━━ DATA ROWS ━━

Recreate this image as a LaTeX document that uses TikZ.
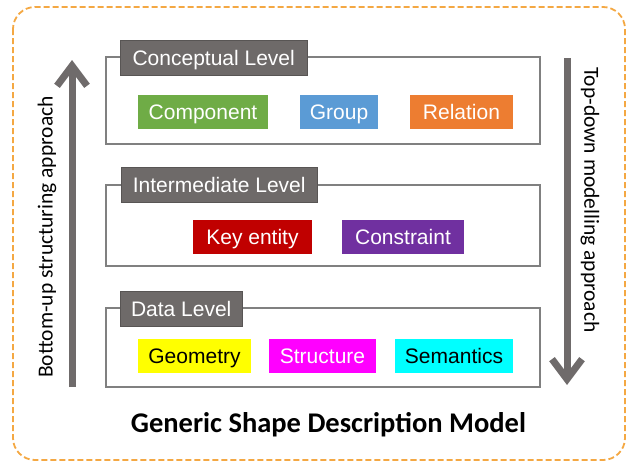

━━━
━━ DATA ROWS ━━

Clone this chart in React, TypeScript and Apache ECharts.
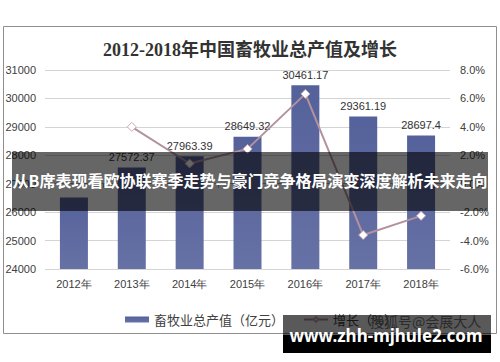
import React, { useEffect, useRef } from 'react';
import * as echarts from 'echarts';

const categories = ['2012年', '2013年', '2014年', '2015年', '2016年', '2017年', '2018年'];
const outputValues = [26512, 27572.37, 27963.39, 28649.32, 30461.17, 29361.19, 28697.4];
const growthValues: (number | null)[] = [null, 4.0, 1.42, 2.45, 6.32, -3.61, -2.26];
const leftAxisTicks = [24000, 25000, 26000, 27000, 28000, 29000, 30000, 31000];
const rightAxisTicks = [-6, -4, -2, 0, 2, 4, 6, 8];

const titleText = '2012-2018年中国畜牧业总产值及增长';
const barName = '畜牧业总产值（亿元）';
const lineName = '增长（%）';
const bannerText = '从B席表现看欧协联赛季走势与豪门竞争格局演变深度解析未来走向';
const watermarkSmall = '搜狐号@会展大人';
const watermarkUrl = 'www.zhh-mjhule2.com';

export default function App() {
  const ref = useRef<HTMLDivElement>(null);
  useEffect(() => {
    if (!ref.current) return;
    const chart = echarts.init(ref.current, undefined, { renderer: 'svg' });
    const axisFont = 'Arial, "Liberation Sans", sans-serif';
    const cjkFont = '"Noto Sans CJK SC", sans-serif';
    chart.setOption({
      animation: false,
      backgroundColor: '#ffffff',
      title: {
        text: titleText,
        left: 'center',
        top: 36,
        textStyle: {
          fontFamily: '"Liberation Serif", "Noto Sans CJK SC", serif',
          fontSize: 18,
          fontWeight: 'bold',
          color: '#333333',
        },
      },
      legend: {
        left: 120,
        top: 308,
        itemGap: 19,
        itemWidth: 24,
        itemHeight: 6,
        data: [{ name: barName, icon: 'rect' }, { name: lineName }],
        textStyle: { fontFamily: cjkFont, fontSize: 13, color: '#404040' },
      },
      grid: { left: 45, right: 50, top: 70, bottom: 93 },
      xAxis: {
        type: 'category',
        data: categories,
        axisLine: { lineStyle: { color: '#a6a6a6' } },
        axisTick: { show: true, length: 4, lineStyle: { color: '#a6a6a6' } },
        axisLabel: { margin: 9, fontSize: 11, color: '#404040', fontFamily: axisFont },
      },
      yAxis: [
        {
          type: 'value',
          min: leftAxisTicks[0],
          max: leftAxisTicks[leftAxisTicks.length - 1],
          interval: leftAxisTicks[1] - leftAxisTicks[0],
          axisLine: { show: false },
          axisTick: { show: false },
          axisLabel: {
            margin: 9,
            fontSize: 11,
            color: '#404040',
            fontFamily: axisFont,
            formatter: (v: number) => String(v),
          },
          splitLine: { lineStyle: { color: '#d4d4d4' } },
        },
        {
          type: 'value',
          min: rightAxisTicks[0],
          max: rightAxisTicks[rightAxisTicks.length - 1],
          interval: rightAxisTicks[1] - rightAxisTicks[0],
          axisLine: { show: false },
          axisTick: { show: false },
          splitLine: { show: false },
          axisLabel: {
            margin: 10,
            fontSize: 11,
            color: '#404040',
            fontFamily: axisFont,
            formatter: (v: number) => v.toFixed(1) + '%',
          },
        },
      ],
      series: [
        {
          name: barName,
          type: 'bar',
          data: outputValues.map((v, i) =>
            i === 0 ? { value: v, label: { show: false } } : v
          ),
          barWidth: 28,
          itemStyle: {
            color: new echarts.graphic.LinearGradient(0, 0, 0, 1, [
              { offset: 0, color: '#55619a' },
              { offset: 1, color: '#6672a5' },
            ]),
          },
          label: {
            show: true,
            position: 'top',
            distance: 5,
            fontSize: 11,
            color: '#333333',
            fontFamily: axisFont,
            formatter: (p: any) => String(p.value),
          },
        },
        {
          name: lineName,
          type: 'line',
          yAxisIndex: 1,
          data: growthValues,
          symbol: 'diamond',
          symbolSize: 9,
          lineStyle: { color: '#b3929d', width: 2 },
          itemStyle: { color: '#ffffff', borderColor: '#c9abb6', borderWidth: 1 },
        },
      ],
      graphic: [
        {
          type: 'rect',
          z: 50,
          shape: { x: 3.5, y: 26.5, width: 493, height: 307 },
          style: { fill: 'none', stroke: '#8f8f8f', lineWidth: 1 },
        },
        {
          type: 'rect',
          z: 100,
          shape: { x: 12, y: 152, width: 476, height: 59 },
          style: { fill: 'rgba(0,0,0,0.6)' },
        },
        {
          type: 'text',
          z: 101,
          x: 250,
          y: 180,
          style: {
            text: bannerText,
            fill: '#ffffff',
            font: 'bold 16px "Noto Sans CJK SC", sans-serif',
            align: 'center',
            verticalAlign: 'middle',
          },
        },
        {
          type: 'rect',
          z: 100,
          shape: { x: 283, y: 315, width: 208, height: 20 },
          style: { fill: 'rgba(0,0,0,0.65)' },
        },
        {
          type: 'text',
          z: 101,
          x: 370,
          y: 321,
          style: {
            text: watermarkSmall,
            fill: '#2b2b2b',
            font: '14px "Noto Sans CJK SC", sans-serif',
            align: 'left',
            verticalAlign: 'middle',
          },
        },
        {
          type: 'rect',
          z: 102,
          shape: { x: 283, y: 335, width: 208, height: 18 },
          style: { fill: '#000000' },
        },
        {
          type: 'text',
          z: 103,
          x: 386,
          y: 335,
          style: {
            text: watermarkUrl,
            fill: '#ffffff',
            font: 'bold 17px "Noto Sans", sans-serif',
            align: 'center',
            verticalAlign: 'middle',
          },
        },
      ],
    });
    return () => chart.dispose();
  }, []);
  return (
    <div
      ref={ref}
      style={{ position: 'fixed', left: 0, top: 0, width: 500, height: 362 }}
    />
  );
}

━━━
━━ DATA ROWS ━━

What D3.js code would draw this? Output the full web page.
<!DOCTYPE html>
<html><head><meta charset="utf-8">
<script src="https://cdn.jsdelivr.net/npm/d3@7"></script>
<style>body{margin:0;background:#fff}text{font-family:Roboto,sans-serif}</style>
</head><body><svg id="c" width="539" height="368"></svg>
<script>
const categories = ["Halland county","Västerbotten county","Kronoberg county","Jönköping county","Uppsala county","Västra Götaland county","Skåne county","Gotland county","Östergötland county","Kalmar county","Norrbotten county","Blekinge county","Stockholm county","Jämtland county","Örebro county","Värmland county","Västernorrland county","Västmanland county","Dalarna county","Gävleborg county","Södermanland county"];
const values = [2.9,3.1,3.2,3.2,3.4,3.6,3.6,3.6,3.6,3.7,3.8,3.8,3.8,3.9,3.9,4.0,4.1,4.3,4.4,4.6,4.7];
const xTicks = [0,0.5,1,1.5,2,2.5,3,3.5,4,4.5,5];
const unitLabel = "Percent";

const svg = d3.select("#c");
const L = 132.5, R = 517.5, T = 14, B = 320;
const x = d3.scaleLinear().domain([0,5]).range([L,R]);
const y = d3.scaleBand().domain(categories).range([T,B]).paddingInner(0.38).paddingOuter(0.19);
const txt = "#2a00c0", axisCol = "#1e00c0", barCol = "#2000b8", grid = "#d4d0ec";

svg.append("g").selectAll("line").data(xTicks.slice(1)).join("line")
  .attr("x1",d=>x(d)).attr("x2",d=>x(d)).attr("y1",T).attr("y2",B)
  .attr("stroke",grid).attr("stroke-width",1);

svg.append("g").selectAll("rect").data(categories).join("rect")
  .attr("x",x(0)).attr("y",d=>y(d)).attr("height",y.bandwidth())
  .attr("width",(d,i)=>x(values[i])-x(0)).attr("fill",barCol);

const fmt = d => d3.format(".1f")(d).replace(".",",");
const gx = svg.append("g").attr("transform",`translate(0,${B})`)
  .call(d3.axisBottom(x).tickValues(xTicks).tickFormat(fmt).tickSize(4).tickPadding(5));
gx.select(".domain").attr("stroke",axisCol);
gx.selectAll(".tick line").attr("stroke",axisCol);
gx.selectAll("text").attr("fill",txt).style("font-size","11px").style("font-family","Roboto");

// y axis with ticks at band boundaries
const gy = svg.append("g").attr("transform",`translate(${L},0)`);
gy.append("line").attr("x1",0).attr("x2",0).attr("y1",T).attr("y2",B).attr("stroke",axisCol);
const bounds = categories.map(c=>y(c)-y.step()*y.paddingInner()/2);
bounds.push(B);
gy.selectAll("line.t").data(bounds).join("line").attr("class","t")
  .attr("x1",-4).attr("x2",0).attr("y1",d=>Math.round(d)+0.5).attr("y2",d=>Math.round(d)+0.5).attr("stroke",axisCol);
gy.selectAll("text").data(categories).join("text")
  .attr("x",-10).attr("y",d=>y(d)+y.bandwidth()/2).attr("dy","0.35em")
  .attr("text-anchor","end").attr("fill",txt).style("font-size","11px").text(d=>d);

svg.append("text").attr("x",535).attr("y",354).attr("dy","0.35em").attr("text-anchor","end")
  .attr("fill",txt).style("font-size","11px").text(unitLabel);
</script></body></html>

━━━

Pick out each line containing the string "React" and copy it.

PROBLEM SOLUTION:
Clone this chart in React, TypeScript and Apache ECharts.
import React, { useEffect, useRef } from 'react';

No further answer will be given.